Widow of Silence, the third feature film by the National Award-winning filmmaker Praveen Morchhale, recently had its Indian release on MUBI following a highly successful festival run. Other than winning the Best Film Award in International Competition at the 2019 MOOOV Film Fest, Belgium, it also won the Best Screenplay Award for Morchhale at the 2019 Ottawa Indian Film Festival. Widow of Silence is also the winner of the Best Film Award at the 2019 IFFLA, Los Angeles. The Urdu-language film stars the noted theatre actor Shilpi Marwaha in the central role of Asiya—a Kashmiri half widow struggling to get a death certificate for her husband who has been missing for seven years—who lives with her 11-year-old daughter and ailing mother-in-law.
Morchhale, who won the UNESCO Gandhi Medal for cinematic excellence back in 2018, is known for his honest and humanistic cinema that harks back to the works of the Iranian master filmmaker Abbas Kiarostami whose films has had a deep influence on him.

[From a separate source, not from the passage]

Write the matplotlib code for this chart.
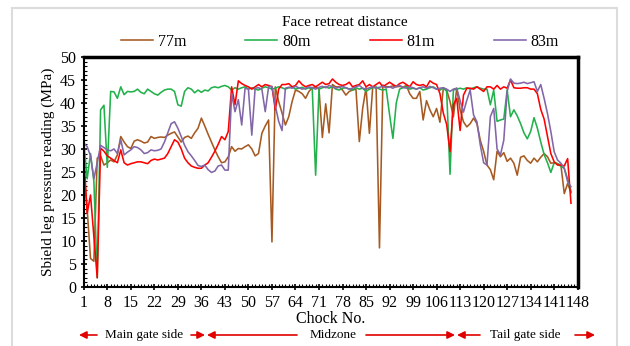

The most striking aspect of Widow of Silence other than its poignant storyline is its breathtaking cinematography. Each and every frame of the film, captured by the well-renowned Iranian cinematographer Mohammad Reza Jahanpanah, oozes with the splendor and beauty that one often associates with the Kashmir Valley. Morchhale’s trademark long takes remind us that he is in no hurry to finish his task. He is fully aware that there is so much beauty out there for the eyes to capture. But there is also great pain in seeing the suffering that Asiya and her family goes through. And Morchhale relentlessly exposes us to this gnawing pain and endless beauty in Widow of Silence.
While Morchhale is known to work with non-actors in the great neo-realistic tradition he was forced to make an exception for the challenging role of Asiya, a part which demanded a trained actor. Now, Morchhale favors long takes in his films as he doesn’t believe in manipulating his viewers through fast cuts. Widow of Silence features a rather long scene between Asiya and her daughter which has been captured in its entirety through a single take. Morchhale within his heart of hearts knew that he wouldn’t be able to pull off the scene in a single take with a non-actor in the role of Asiya. So he decided to cast a trained actor instead.
In the recent times, we have had a bunch of films on Kashmiri half widows but Widow of Silence unlike most of those films isn’t interested in exploring the reason behind the husband’s disappearance. Here is a film that tracks the individual journey of a woman who has been waiting for years to get the death certificate for her husband through the legal channels. But the simple quest has turned out to a bureaucratic nightmare that threatens her family’s future and her own existence. Asiya is a victim of the situation and she is a portrait of so many other Kashmiri half widows who are only demanding a chance to live a life of dignity but even that has been denied to them.